§ **Exercise instructions**
Return, without pictures, the lines from the start of the data through the one that contains "['2006-04', '2006-08', '2006-12', '2007-12'];".

-- start of Data shown --

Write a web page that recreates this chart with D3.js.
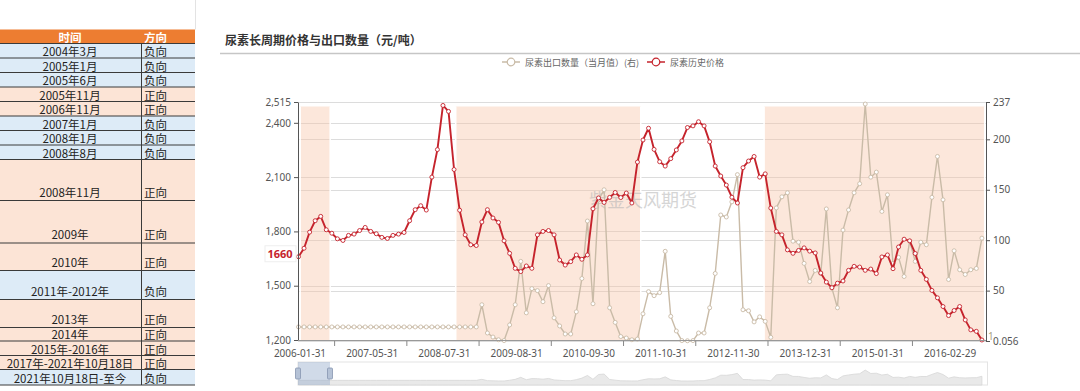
<!DOCTYPE html>
<html>
<head>
<meta charset="utf-8">
<script src="https://cdn.jsdelivr.net/npm/d3@7"></script>
<style>
  html, body { margin: 0; padding: 0; background: #fff; }
  svg { display: block; font-family: "Noto Sans", "Noto Sans CJK SC", sans-serif; }
</style>
</head>
<body>
<svg id="chart" width="1080" height="391"></svg>
<script>
/************************* Data *************************/
const tableHead  = ['时间', '方向'];
const periods    = ['2004年3月', '2005年1月', '2005年6月', '2005年11月', '2006年11月', '2007年1月',
                    '2008年1月', '2008年8月', '2008年11月', '2009年', '2010年', '2011年-2012年',
                    '2013年', '2014年', '2015年-2016年', '2017年-2021年10月18日', '2021年10月18日-至今'];
const directions = ['负向', '负向', '负向', '正向', '正向', '负向', '负向', '负向', '正向', '正向',
                    '正向', '负向', '正向', '正向', '正向', '正向', '负向'];

// months absent from the source series (the first two years are not fully monthly)
const missingMonths = ['2006-04', '2006-08', '2006-12', '2007-12'];

// 尿素历史价格, 元/吨 (left axis)
const price = [
  1660, 1707, 1796, 1859, 1883, 1809, 1790, 1759, 1750, 1778,
  1785, 1805, 1822, 1800, 1787, 1767, 1761, 1778, 1785, 1794,
  1859, 1920, 1942, 1918, 2100, 2252, 2496, 2463, 2142, 1917,
  1781, 1726, 1722, 1852, 1920, 1874, 1850, 1748, 1679, 1596,
  1578, 1609, 1596, 1781, 1800, 1805, 1781, 1642, 1614, 1633,
  1670, 1646, 1670, 1925, 1985, 1960, 1988, 2015, 1987, 2012,
  1957, 2183, 2305, 2370, 2253, 2185, 2161, 2202, 2250, 2300,
  2374, 2383, 2406, 2383, 2295, 2161, 2106, 2056, 1989, 1957,
  2152, 2189, 2214, 2100, 2118, 1929, 1800, 1781, 1698, 1679,
  1695, 1709, 1691, 1681, 1570, 1520, 1489, 1514, 1526, 1585,
  1607, 1603, 1585, 1592, 1567, 1659, 1670, 1594, 1714, 1757,
  1748, 1678, 1585, 1535, 1474, 1433, 1385, 1335, 1363, 1385,
  1311, 1256, 1248, 1200
];

// 尿素出口数量（当月值）, right axis
const exportQty = [
  14, 14, 14, 14, 14, 14, 14, 14, 14, 14,
  14, 14, 14, 14, 14, 14, 14, 14, 14, 14,
  14, 14, 14, 14, 14, 14, 14, 14, 14, 14,
  14, 14, 14, 36, 8, 4, 1.3, 0.5, 16, 36,
  79, 28, 52, 50, 39, 55, 23, 15, 7, 7,
  29, 62, 119, 37, 140, 150, 33, 18.5, 4.5, 3,
  1.3, 2, 27, 49, 45, 48, 89, 24.5, 10, 0.5,
  0.3, 0.5, 8, 8, 33, 67, 125, 123, 138, 165,
  31, 30, 19, 24, 19.5, 3.7, 132, 143, 147, 99,
  98, 77, 59, 70, 67, 131, 52.5, 33, 110, 130,
  147, 156, 235, 162.5, 167.5, 128.5, 145, 77, 83, 64,
  99, 79, 98, 95.5, 142.5, 183, 140, 61, 89.5, 70.7,
  66, 70.7, 72, 102
];

const leftTicks  = [1200, 1500, 1800, 2100, 2400, 2515];
const rightTicks = [0.056, 50, 100, 150, 200, 237];
const labelEvery = 13;

// highlighted periods, in category-index units
const shadeRanges = [[0.3, 5.7], [28.3, 61.6], [83.8, 123.5]];

/************************* Constants *************************/
const RED = '#c5232c';
const TAN = '#c9bba7';
const BLUE_ROW = '#ddebf7';
const PEACH_ROW = '#fce4d6';
const ORANGE = '#ed7d31';
const PLOT = { left: 298, right: 986, top: 102, bottom: 340 };

const monthKey = d3.utcFormat('%Y-%m');
const categories = d3.utcMonth.range(new Date(Date.UTC(2006, 0, 1)), new Date(Date.UTC(2016, 8, 1)))
  .filter(m => !missingMonths.includes(monthKey(m)))
  .map(m => d3.utcFormat('%Y-%m-%d')(d3.utcDay.offset(d3.utcMonth.offset(m, 1), -1)));

const svg = d3.select('#chart');

/************************* Table *************************/
const rowEdges = [29.5, 43.5, 58, 72.5, 87, 101.5, 116, 130.5, 145, 159.5, 200.5,
                  243, 270.5, 299.5, 327.5, 341, 355.5, 369.5, 385];
const table = svg.append('g').attr('class', 'table');
const colX = 141.5, tableRight = 195;

table.append('line')
  .attr('x1', tableRight + 0.5).attr('x2', tableRight + 0.5)
  .attr('y1', 0).attr('y2', rowEdges[0])
  .attr('stroke', '#e3e3e3');

table.append('rect')
  .attr('x', 0).attr('y', rowEdges[0])
  .attr('width', tableRight).attr('height', rowEdges[1] - rowEdges[0])
  .attr('fill', ORANGE);

tableHead.forEach((t, i) => {
  table.append('text')
    .attr('x', i === 0 ? 70 : 144)
    .attr('y', (rowEdges[0] + rowEdges[1]) / 2)
    .attr('text-anchor', i === 0 ? 'middle' : 'start')
    .attr('dominant-baseline', 'central')
    .style('font-family', '"Noto Sans CJK SC"')
    .style('font-size', '11.5px')
    .style('font-weight', 700)
    .style('fill', '#fff')
    .text(t);
});

periods.forEach((p, i) => {
  const y0 = rowEdges[i + 1], y1 = rowEdges[i + 2];
  // Excel-style bottom alignment; tall rows sit a little higher
  const ty = y1 - (y1 - y0 > 20 ? 9 : 7);
  table.append('rect')
    .attr('x', 0).attr('y', y0)
    .attr('width', tableRight).attr('height', y1 - y0)
    .attr('fill', directions[i] === '正向' ? PEACH_ROW : BLUE_ROW);

  table.append('text')
    .attr('x', 70).attr('y', ty)
    .attr('text-anchor', 'middle')
    .attr('dominant-baseline', 'central')
    .style('font-family', '"Noto Sans CJK SC"')
    .style('font-size', '11.5px')
    .style('fill', '#222')
    .text(p);

  table.append('text')
    .attr('x', 144).attr('y', ty)
    .attr('dominant-baseline', 'central')
    .style('font-family', '"Noto Sans CJK SC"')
    .style('font-size', '11.5px')
    .style('fill', '#222')
    .text(directions[i]);
});

rowEdges.slice(1).forEach(y => {
  table.append('line')
    .attr('x1', 0).attr('x2', tableRight)
    .attr('y1', y).attr('y2', y)
    .attr('stroke', '#3a3a3a').attr('stroke-width', 1);
});
table.append('line')
  .attr('x1', colX).attr('x2', colX)
  .attr('y1', rowEdges[1]).attr('y2', rowEdges[rowEdges.length - 1])
  .attr('stroke', '#3a3a3a');

/************************* Title & legend *************************/
svg.append('text')
  .attr('x', 225).attr('y', 39)
  .attr('dominant-baseline', 'central')
  .style('font-family', '"Noto Sans CJK SC"')
  .style('font-size', '12px')
  .style('font-weight', 700)
  .style('fill', '#333')
  .text('尿素长周期价格与出口数量（元/吨）');

svg.append('line')
  .attr('x1', 220).attr('x2', 1080)
  .attr('y1', 53.5).attr('y2', 53.5)
  .attr('stroke', '#c6c6c6').attr('stroke-width', 1.5);

const legendItems = [
  { label: '尿素出口数量（当月值）(右)', color: TAN, x: 502 },
  { label: '尿素历史价格', color: RED, x: 647 }
];
legendItems.forEach(d => {
  const g = svg.append('g').attr('transform', `translate(${d.x},62)`);
  g.append('line').attr('x1', 0).attr('x2', 18)
    .attr('stroke', d.color).attr('stroke-width', 1.5);
  g.append('circle').attr('cx', 9).attr('r', 3.8)
    .attr('fill', '#fff').attr('stroke', d.color).attr('stroke-width', 1.2);
  g.append('text').attr('x', 23)
    .attr('dominant-baseline', 'central')
    .style('font-family', '"Noto Sans CJK SC"')
    .style('font-size', '9px')
    .style('fill', '#666')
    .text(d.label);
});

/************************* Scales *************************/
const x = d3.scaleLinear().domain([0, categories.length - 1]).range([298.5, 981.9]);
const yL = d3.scaleLinear().domain([1200, 2515]).range([PLOT.bottom, PLOT.top]);
const yR = d3.scaleLinear().domain([0.056, 237]).range([PLOT.bottom + 1, PLOT.top]);

/************************* Grid *************************/
const grid = svg.append('g').attr('class', 'grid');
[...leftTicks.map(yL), ...rightTicks.map(yR)].forEach(y => {
  grid.append('line')
    .attr('x1', PLOT.left).attr('x2', PLOT.right)
    .attr('y1', Math.round(y) + 0.5).attr('y2', Math.round(y) + 0.5)
    .attr('stroke', '#dcdcdc');
});

/************************* Highlighted periods *************************/
const shade = svg.append('g').attr('class', 'shade');
shadeRanges.forEach(([a, b]) => {
  shade.append('rect')
    .attr('x', x(a)).attr('y', 106.5)
    .attr('width', Math.min(x(b), PLOT.right) - x(a))
    .attr('height', PLOT.bottom - 106.5)
    .attr('fill', 'rgba(248,196,165,0.4)');
  [x(a), Math.min(x(b), PLOT.right)].forEach(xe => {
    shade.append('line')
      .attr('x1', xe).attr('x2', xe)
      .attr('y1', 106.5).attr('y2', PLOT.bottom)
      .attr('stroke', '#fff').attr('stroke-width', 1.5);
  });
});

// watermark
svg.append('text')
  .attr('x', 589).attr('y', 199)
  .attr('dominant-baseline', 'central')
  .style('font-family', '"Noto Sans CJK SC"')
  .style('font-size', '18px')
  .style('fill', '#b4b4b4')
  .style('opacity', 0.55)
  .text('紫金天风期货');

/************************* Series *************************/
function drawSeries(values, yScale, color, width) {
  const g = svg.append('g');
  g.append('path')
    .datum(values)
    .attr('d', d3.line().x((d, i) => x(i)).y(d => yScale(d)))
    .attr('fill', 'none')
    .attr('stroke', color)
    .attr('stroke-width', width)
    .attr('stroke-linejoin', 'round');
  g.selectAll('circle')
    .data(values)
    .join('circle')
      .attr('cx', (d, i) => x(i))
      .attr('cy', d => yScale(d))
      .attr('r', 2)
      .attr('fill', '#fff')
      .attr('stroke', color)
      .attr('stroke-width', 0.9);
}
drawSeries(exportQty, yR, TAN, 1.4);
drawSeries(price, yL, RED, 1.9);

/************************* Axes *************************/
const axisStyle = g => {
  g.select('.domain').attr('stroke', '#555');
  g.selectAll('.tick line').attr('stroke', '#555');
  g.selectAll('.tick text')
    .style('font-size', '10px')
    .style('fill', '#555')
    .style('font-family', '"Noto Sans", sans-serif');
};

svg.append('g')
  .attr('transform', `translate(${PLOT.left},0)`)
  .call(d3.axisLeft(yL).tickValues(leftTicks).tickSize(4).tickSizeOuter(0).tickFormat(d3.format(',')))
  .call(axisStyle);

svg.append('g')
  .attr('transform', `translate(${PLOT.right},0)`)
  .call(d3.axisRight(yR).tickValues(rightTicks).tickSize(4).tickSizeOuter(0)
    .tickFormat(d => d < 1 ? '0.056' : d))
  .call(axisStyle);

// x axis: labels every 13 categories, ticks half a step off
const xAxis = svg.append('g').attr('class', 'x-axis');
xAxis.append('line')
  .attr('x1', PLOT.left).attr('x2', PLOT.right)
  .attr('y1', PLOT.bottom + 0.5).attr('y2', PLOT.bottom + 0.5)
  .attr('stroke', '#999');
const labelIdx = d3.range(0, categories.length, labelEvery);
labelIdx.forEach(i => {
  const tx = x(i + labelEvery / 2);
  if (tx < PLOT.right - 5) {
    xAxis.append('line')
      .attr('x1', tx).attr('x2', tx)
      .attr('y1', PLOT.bottom + 1).attr('y2', PLOT.bottom + 6)
      .attr('stroke', '#888');
  }
  xAxis.append('text')
    .attr('x', x(i) + 1.5).attr('y', 353)
    .attr('text-anchor', 'middle')
    .attr('dominant-baseline', 'central')
    .style('font-size', '10px')
    .style('fill', '#555')
    .text(categories[i]);
});

// first price label
const firstLabel = svg.append('g').attr('transform', `translate(280,${yL(price[0]) - 3})`);
firstLabel.append('rect')
  .attr('x', -15).attr('y', -8).attr('width', 31).attr('height', 16)
  .attr('fill', '#fff').attr('stroke', '#eee');
firstLabel.append('text')
  .attr('text-anchor', 'middle')
  .attr('dominant-baseline', 'central')
  .style('font-size', '11px')
  .style('font-weight', 700)
  .style('fill', RED)
  .text(price[0]);

svg.append('text')
  .attr('x', 988).attr('y', 336)
  .attr('dominant-baseline', 'central')
  .style('font-size', '10px')
  .style('fill', '#a9a27f')
  .text('1');

/************************* Data zoom slider *************************/
const slider = svg.append('g').attr('class', 'slider');
const sy0 = 362, sy1 = 385;
const ys = d3.scaleLinear().domain([0, 237]).range([381, 370]);
slider.append('rect')
  .attr('x', PLOT.left).attr('y', sy0)
  .attr('width', PLOT.right + 1.5 - PLOT.left).attr('height', sy1 - sy0)
  .attr('fill', '#fff').attr('stroke', '#e4e4e4');
slider.append('path')
  .datum(exportQty)
  .attr('d', d3.area().x((d, i) => x(i)).y0(sy1).y1(d => ys(d)))
  .attr('fill', '#e9e9e9').attr('stroke', '#d7d7d7').attr('stroke-width', 0.8);
slider.append('rect')
  .attr('x', PLOT.left).attr('y', sy0)
  .attr('width', 32).attr('height', sy1 - sy0)
  .attr('fill', 'rgba(150,172,205,0.45)');
[PLOT.left, PLOT.left + 32].forEach(hx => {
  slider.append('rect')
    .attr('x', hx - 2.5).attr('y', 368)
    .attr('width', 5).attr('height', 11).attr('rx', 1)
    .attr('fill', '#b5c2d6').attr('stroke', '#8796b0').attr('stroke-width', 0.8);
});
</script>
</body>
</html>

-- end of Data shown --

§ **Task output**
Write a web page that recreates this chart with D3.js.
<!DOCTYPE html>
<html>
<head>
<meta charset="utf-8">
<script src="https://cdn.jsdelivr.net/npm/d3@7"></script>
<style>
  html, body { margin: 0; padding: 0; background: #fff; }
  svg { display: block; font-family: "Noto Sans", "Noto Sans CJK SC", sans-serif; }
</style>
</head>
<body>
<svg id="chart" width="1080" height="391"></svg>
<script>
/************************* Data *************************/
const tableHead  = ['时间', '方向'];
const periods    = ['2004年3月', '2005年1月', '2005年6月', '2005年11月', '2006年11月', '2007年1月',
                    '2008年1月', '2008年8月', '2008年11月', '2009年', '2010年', '2011年-2012年',
                    '2013年', '2014年', '2015年-2016年', '2017年-2021年10月18日', '2021年10月18日-至今'];
const directions = ['负向', '负向', '负向', '正向', '正向', '负向', '负向', '负向', '正向', '正向',
                    '正向', '负向', '正向', '正向', '正向', '正向', '负向'];

// months absent from the source series (the first two years are not fully monthly)
const missingMonths = ['2006-04', '2006-08', '2006-12', '2007-12'];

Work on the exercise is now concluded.